The boy has become well-known and wealthy. After only eight years in practice, he owns an entire apartment block in Ramlet al-Bayda, while he, Dr. Bitar, who’s been working for over thirty years now, has no more to show for it than that lousy old building in Kantari, which is full of refugees. There are rumors that Ghassan has come by all that wealth in a rather unsavory manner, doing abortions. They say he does them on request: the woman comes to the clinic, asks him to do it, and he goes right ahead without the slightest hesitation — nor the slightest bit of shame or fear of the Good Lord! Of course, Dr. Bitar hasn’t ascertained any of this for himself, he’d rather not know whether his son is an abortionist or not — as far as he’s concerned, Ghassan’s free to do as he pleases and may God forgive him. Still, the boy hasn’t married. And it’s got to be due to his line of work.

“You haven’t married because you feel nothing but disgust for women,” the old man tells his son, reminding him that he’d warned him, but Ghassan just laughs.

“I sleep with the whole of womankind! After I give her the anesthetic, I have sex with the woman before carrying out the operation. Medically speaking, it’s helpful — having sex with a pregnant woman before an abortion is helpful. I sleep with her and she feels nothing, I operate and she pays. Instead of having to pay for it, I do what I feel like and get paid for it. So why get married?”

“God forbid!” Dr. Marwan Bitar can’t believe his ears. “You’re not serious?”
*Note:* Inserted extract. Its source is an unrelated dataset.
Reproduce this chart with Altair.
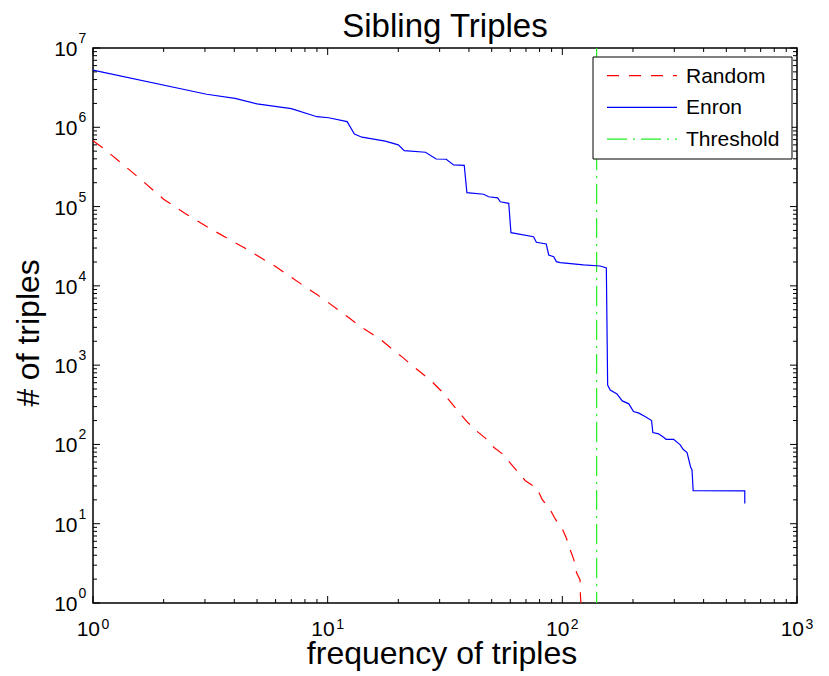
import altair as alt
import pandas as pd

# ---- data ----
enron_x = [1, 3.05, 4.03, 5.0, 7.0, 9.0, 10.1, 12.1, 13.0, 14.0, 17.6, 20.0, 21.2, 26.1,
           29.0, 32.0, 34.4, 38.2, 39.2, 46.2, 48.5, 53.0, 54.4, 59.1, 60.4, 75.4, 77.5,
           85.4, 87.5, 91.9, 94.3, 98.0, 123, 145, 154, 156, 160, 171, 180, 192, 201, 212,
           226, 240, 243, 257, 270, 277, 298, 318, 327, 340, 352, 357, 361, 599, 599]
enron_y = [5.27e6, 2.61e6, 2.32e6, 1.97e6, 1.72e6, 1.36e6, 1.32e6, 1.18e6, 8.2e5, 7.5e5,
           6.7e5, 6.0e5, 5.07e5, 4.84e5, 3.98e5, 3.95e5, 3.35e5, 3.31e5, 1.50e5, 1.43e5,
           1.33e5, 1.29e5, 1.15e5, 1.10e5, 4.69e4, 4.17e4, 3.55e4, 3.37e4, 2.45e4, 2.33e4,
           2.02e4, 1.96e4, 1.84e4, 1.78e4, 1.68e4, 562, 486, 434, 354, 325, 260, 248, 224,
           200, 141, 136, 123, 116, 116, 98.6, 87, 79, 52, 47.7, 26.1, 26, 18]

random_x = [1, 1.107, 1.35, 1.64, 2.0, 2.47, 3.05, 3.84, 4.45, 6.0, 8.2, 9.04, 10.1, 11.1,
            12.4, 13.7, 15.3, 16.9, 18.8, 20.7, 22.8, 25.2, 27.8, 30.4, 33.1, 35.6, 39.2,
            42.6, 47.0, 51.0, 56.2, 60.0, 65.1, 69.6, 78.0, 81.9, 88.9, 93.4, 99.7, 104,
            108, 112, 115, 119, 119.4, 120]
random_y = [6.78e5, 5.43e5, 3.35e5, 2.06e5, 1.24e5, 8.2e4, 5.6e4, 3.8e4, 2.98e4, 1.75e4,
            9.3e3, 7.7e3, 6.1e3, 4.96e3, 3.9e3, 3.12e3, 2.52e3, 2.08e3, 1.6e3, 1.28e3,
            1.0e3, 790, 620, 476, 354, 272, 194, 152, 120, 92, 74, 58, 44, 34.9, 28, 20.4,
            14.9, 11.4, 8.8, 6.6, 4.7, 3.5, 2.4, 1.95, 1.26, 1.0]

threshold = [140]

x_major = [1, 10, 100, 1000]
x_exp = ["0", "1", "2", "3"]
y_major = [1, 10, 100, 1e3, 1e4, 1e5, 1e6, 1e7]
y_exp = ["0", "1", "2", "3", "4", "5", "6", "7"]
x_minor = [m * 10 ** k for k in range(3) for m in range(2, 10)]
y_minor = [m * 10 ** k for k in range(7) for m in range(2, 10)]

legend_labels = ["Random", "Enron", "Threshold"]
legend_colors = ["#ff0000", "#0000ff", "#22ee22"]
legend_dash = [[12, 10], [1, 0], [20, 6, 2, 6]]

title_text = "Sibling Triples"
xlabel = "frequency of triples"
ylabel = "# of triples"

# ---- layout ----
W, H = 704, 555
FONT = "Liberation Sans"

xs = alt.Scale(type="log", domain=[1, 1000], nice=False)
ys = alt.Scale(type="log", domain=[1, 1e7], nice=False)

layers = []

thr = alt.Chart(pd.DataFrame({"x": threshold})).mark_rule(
    color=legend_colors[2], strokeWidth=1.2, strokeDash=legend_dash[2]
).encode(x=alt.X("x:Q", scale=xs, axis=None))
layers.append(thr)

rnd = alt.Chart(pd.DataFrame({"x": random_x, "y": random_y, "o": range(len(random_x))})).mark_line(
    color=legend_colors[0], strokeWidth=1.2, strokeDash=legend_dash[0]
).encode(x=alt.X("x:Q", scale=xs, axis=None), y=alt.Y("y:Q", scale=ys, axis=None), order="o:Q")
layers.append(rnd)

enr = alt.Chart(pd.DataFrame({"x": enron_x, "y": enron_y, "o": range(len(enron_x))})).mark_line(
    color=legend_colors[1], strokeWidth=1.2
).encode(x=alt.X("x:Q", scale=xs, axis=None), y=alt.Y("y:Q", scale=ys, axis=None), order="o:Q")
layers.append(enr)

# ticks (inward, on all four sides)
def xticks(vals, L):
    df = pd.DataFrame({"v": vals})
    b = alt.Chart(df).mark_rule(color="black", strokeWidth=1).encode(
        x=alt.X("v:Q", scale=xs, axis=None), y=alt.value(H), y2=alt.value(H - L))
    t = alt.Chart(df).mark_rule(color="black", strokeWidth=1).encode(
        x=alt.X("v:Q", scale=xs, axis=None), y=alt.value(0), y2=alt.value(L))
    return [b, t]

def yticks(vals, L):
    df = pd.DataFrame({"v": vals})
    l = alt.Chart(df).mark_rule(color="black", strokeWidth=1).encode(
        y=alt.Y("v:Q", scale=ys, axis=None), x=alt.value(0), x2=alt.value(L))
    r = alt.Chart(df).mark_rule(color="black", strokeWidth=1).encode(
        y=alt.Y("v:Q", scale=ys, axis=None), x=alt.value(W), x2=alt.value(W - L))
    return [l, r]

layers += xticks(x_major, 7) + xticks(x_minor, 4) + yticks(y_major, 7) + yticks(y_minor, 4)

# tick labels
xl = pd.DataFrame({"v": x_major, "e": x_exp})
layers.append(alt.Chart(xl).mark_text(font=FONT, fontSize=21, align="right", baseline="alphabetic", dx=7).encode(
    x=alt.X("v:Q", scale=xs, axis=None), y=alt.value(H + 33), text=alt.value("10")))
layers.append(alt.Chart(xl).mark_text(font=FONT, fontSize=14, align="left", baseline="alphabetic", dx=8.5).encode(
    x=alt.X("v:Q", scale=xs, axis=None), y=alt.value(H + 26), text="e:N"))

yl = pd.DataFrame({"v": y_major, "e": y_exp})
layers.append(alt.Chart(yl).mark_text(font=FONT, fontSize=21, align="right", baseline="alphabetic", dy=8).encode(
    y=alt.Y("v:Q", scale=ys, axis=None), x=alt.value(-15.5), text=alt.value("10")))
layers.append(alt.Chart(yl).mark_text(font=FONT, fontSize=14, align="left", baseline="alphabetic", dy=-5).encode(
    y=alt.Y("v:Q", scale=ys, axis=None), x=alt.value(-14.5), text="e:N"))

# titles
one = pd.DataFrame({"a": [0]})
layers.append(alt.Chart(one).mark_text(font=FONT, fontSize=33, align="center", baseline="alphabetic").encode(
    x=alt.value(W / 2), y=alt.value(-11), text=alt.value(title_text)))
layers.append(alt.Chart(one).mark_text(font=FONT, fontSize=32, align="center", baseline="alphabetic").encode(
    x=alt.value(W / 2 - 3), y=alt.value(H + 61), text=alt.value(xlabel)))
layers.append(alt.Chart(one).mark_text(font=FONT, fontSize=32, align="center", baseline="alphabetic", angle=270).encode(
    x=alt.value(-54), y=alt.value(285), text=alt.value(ylabel)))

# legend
layers.append(alt.Chart(one).mark_rect(fill="white", stroke="black", strokeWidth=1).encode(
    x=alt.value(500), x2=alt.value(699), y=alt.value(9), y2=alt.value(111)))
for i, lab in enumerate(legend_labels):
    yy = 27.7 + 31.7 * i
    layers.append(alt.Chart(one).mark_rule(color=legend_colors[i], strokeWidth=1.2, strokeDash=legend_dash[i]).encode(
        x=alt.value(514), x2=alt.value(584), y=alt.value(yy)))
    layers.append(alt.Chart(one).mark_text(font=FONT, fontSize=21, align="left", baseline="middle").encode(
        x=alt.value(593), y=alt.value(yy + 1), text=alt.value(lab)))

chart = alt.layer(*layers).properties(
    width=W, height=H,
    autosize=alt.AutoSizeParams(type="none"),
    padding={"left": 85, "top": 40, "right": 20, "bottom": 76},
    background="white",
).configure_view(stroke="black", strokeWidth=1.5)

chart.save("out.html", embed_options={"renderer": "svg", "actions": False})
“Sure I am. Why not? Look at it this way: she’s asleep and feels nothing, so it’s not like she’s being unfaithful to her husband. And anyhow, most of them aren’t married. Sex is like food, father, it’s of little consequence!”

“God forbid!” Dr. Bitar exclaims once more. “You’re making it all up.”

But Ghassan just laughs.

He’s got to be lying, though. It’s just not possible. Medicine is a sacred calling; a medical practitioner takes an oath to honor his profession. In ancient times, priests were the medical practitioners, treating both the body and the spirit. And that’s the way it should be. Medicine wasn’t debased until it became just another job. But it’s a sacred mission, and Dr. Bitar simply can’t believe that his son does those things. No, no, it can’t be possible. He must be making it up, look how he just laughs. But why hasn’t he married? I’ll find you a girl, Dr. Bitar tells him, time and again. But Ghassan just makes fun of him.